Count the lines below that contain the word "chart" and give only the number.

□ □ □

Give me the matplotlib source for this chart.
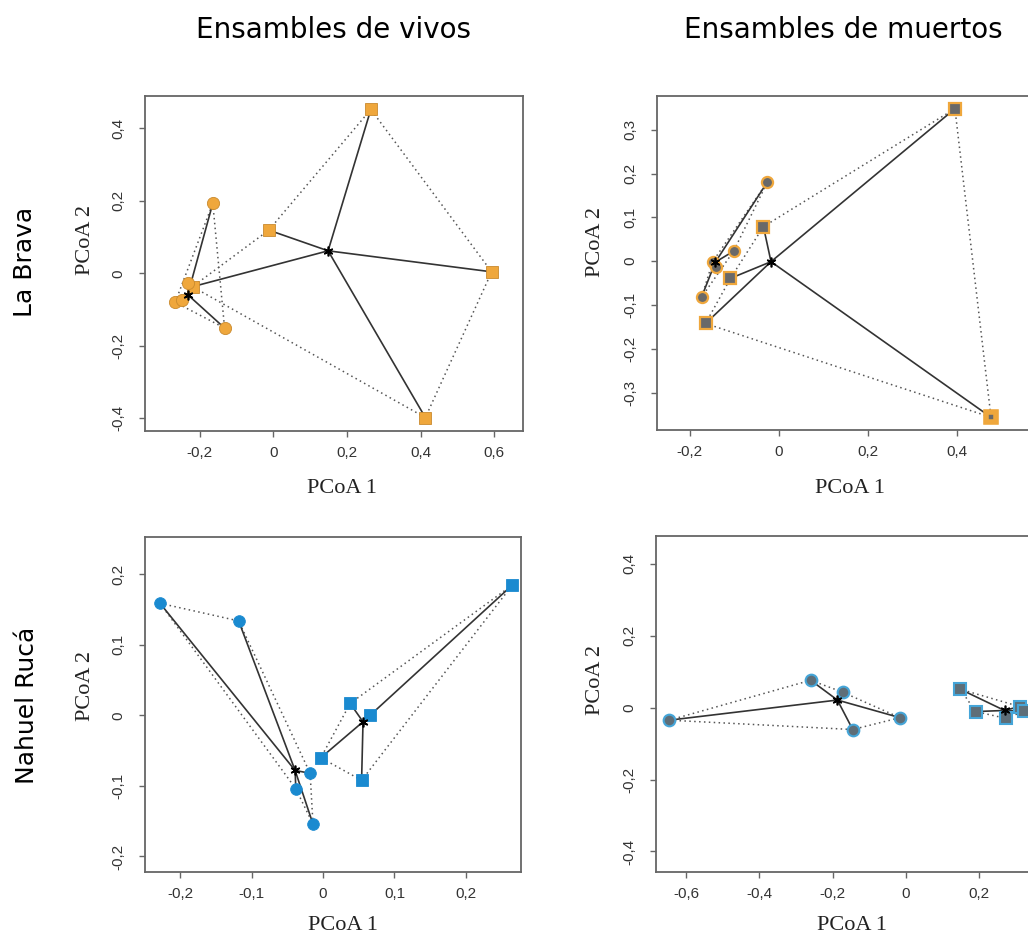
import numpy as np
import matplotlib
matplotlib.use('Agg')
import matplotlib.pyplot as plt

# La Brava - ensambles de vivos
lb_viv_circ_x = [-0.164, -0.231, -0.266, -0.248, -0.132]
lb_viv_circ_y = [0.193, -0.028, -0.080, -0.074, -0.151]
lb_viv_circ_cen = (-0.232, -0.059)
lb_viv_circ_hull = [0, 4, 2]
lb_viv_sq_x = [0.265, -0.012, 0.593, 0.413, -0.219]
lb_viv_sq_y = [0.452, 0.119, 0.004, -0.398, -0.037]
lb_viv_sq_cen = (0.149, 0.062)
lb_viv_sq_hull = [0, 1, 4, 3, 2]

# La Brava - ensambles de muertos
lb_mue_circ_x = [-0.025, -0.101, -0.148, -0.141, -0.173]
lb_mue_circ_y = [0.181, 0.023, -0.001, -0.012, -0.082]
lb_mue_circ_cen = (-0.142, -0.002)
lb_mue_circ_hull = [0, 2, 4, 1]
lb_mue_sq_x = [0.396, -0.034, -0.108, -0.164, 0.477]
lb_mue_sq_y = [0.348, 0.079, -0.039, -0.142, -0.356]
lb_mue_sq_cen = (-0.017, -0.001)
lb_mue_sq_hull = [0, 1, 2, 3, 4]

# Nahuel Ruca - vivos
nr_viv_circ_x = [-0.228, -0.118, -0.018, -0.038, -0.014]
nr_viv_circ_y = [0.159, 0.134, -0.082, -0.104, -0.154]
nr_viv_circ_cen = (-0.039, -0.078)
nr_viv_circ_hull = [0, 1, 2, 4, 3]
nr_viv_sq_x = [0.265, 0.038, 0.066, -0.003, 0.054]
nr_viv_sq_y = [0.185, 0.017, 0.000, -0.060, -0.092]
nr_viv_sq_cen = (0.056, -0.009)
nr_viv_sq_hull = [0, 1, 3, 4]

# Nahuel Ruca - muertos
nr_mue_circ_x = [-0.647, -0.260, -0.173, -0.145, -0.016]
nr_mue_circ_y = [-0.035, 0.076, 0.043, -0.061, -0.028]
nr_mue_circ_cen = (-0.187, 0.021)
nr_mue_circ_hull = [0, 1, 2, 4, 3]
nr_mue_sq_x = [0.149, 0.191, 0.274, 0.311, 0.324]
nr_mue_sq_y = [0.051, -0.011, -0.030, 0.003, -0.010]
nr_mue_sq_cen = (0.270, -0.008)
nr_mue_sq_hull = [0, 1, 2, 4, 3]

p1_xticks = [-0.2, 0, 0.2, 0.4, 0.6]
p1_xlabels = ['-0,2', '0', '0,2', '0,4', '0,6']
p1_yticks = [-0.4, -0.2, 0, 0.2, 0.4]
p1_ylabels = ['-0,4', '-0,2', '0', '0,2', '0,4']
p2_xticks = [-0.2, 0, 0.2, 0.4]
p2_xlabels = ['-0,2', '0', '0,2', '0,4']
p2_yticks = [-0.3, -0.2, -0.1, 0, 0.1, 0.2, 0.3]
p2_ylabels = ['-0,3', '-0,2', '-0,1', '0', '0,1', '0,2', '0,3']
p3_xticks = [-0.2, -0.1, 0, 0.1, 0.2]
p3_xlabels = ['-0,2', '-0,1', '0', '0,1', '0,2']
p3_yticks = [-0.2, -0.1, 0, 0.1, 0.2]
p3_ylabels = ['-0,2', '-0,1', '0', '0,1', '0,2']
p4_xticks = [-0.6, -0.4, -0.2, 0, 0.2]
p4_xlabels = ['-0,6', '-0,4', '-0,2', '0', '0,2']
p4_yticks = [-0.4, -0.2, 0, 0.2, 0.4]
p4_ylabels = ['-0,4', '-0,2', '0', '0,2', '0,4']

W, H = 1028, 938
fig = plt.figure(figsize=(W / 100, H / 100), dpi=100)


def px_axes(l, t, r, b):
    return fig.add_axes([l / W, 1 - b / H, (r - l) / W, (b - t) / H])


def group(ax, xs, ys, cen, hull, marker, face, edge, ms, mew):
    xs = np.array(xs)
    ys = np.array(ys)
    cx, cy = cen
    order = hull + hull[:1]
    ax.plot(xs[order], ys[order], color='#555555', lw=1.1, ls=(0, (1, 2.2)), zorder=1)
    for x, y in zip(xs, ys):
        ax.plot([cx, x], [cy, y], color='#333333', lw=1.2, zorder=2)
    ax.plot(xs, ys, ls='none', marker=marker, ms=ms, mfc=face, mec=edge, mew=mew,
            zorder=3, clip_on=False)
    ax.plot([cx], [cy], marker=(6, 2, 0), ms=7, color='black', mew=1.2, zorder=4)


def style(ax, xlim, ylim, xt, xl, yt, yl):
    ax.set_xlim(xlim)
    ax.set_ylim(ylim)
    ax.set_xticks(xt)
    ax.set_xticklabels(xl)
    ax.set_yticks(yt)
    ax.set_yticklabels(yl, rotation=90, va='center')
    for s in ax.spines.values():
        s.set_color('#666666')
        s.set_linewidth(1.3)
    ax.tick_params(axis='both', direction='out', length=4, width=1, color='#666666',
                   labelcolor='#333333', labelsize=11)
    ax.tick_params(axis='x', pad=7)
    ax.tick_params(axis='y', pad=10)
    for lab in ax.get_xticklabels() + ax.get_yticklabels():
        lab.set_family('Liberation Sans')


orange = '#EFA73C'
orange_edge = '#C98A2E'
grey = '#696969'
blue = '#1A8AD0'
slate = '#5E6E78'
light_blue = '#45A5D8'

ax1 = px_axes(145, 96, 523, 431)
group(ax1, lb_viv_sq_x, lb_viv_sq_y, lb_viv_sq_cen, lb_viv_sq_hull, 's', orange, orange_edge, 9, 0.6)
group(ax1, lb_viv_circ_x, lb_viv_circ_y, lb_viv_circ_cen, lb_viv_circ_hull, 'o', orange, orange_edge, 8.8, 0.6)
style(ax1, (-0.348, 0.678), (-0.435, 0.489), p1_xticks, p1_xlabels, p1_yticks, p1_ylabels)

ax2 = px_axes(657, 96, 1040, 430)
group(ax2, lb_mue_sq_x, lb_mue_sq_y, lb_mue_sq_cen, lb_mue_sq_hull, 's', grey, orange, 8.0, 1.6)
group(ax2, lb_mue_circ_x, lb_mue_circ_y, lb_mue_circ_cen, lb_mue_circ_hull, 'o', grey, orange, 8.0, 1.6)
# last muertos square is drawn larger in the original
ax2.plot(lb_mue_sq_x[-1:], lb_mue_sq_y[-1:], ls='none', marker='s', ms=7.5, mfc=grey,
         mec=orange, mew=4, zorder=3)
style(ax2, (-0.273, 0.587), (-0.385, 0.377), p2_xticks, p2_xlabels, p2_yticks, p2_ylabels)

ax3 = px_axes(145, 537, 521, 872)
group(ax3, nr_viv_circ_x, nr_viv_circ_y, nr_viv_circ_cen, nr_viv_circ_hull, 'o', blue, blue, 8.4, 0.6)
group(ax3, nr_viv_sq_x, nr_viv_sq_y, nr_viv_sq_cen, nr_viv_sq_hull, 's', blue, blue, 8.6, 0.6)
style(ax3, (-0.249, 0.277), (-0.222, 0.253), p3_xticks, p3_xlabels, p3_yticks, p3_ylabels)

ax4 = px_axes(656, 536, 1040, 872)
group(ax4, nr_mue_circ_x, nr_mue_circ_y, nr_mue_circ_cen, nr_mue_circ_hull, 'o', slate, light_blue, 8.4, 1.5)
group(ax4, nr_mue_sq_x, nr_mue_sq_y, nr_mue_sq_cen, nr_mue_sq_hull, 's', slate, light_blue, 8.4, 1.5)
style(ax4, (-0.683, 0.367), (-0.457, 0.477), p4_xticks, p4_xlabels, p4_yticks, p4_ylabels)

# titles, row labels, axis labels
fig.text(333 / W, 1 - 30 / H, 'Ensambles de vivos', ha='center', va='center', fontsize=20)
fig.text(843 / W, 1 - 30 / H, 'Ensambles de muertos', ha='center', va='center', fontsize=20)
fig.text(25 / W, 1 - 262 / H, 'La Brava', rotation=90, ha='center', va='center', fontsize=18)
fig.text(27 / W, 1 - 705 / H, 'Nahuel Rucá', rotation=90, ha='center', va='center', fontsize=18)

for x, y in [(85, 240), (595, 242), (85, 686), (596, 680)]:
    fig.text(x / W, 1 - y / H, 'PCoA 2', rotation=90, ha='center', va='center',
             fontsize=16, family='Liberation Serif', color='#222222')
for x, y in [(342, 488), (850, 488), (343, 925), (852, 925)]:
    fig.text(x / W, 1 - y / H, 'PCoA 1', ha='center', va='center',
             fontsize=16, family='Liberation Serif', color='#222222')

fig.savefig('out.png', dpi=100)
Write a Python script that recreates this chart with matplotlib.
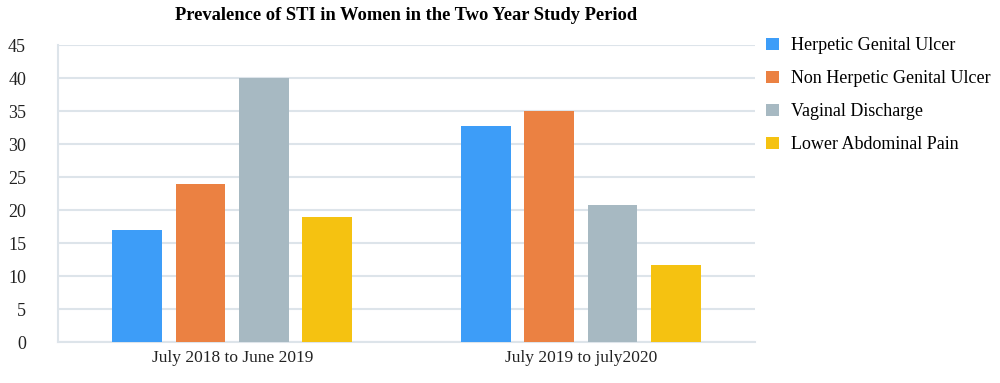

□ □ □

EXPECTED ANSWER = 2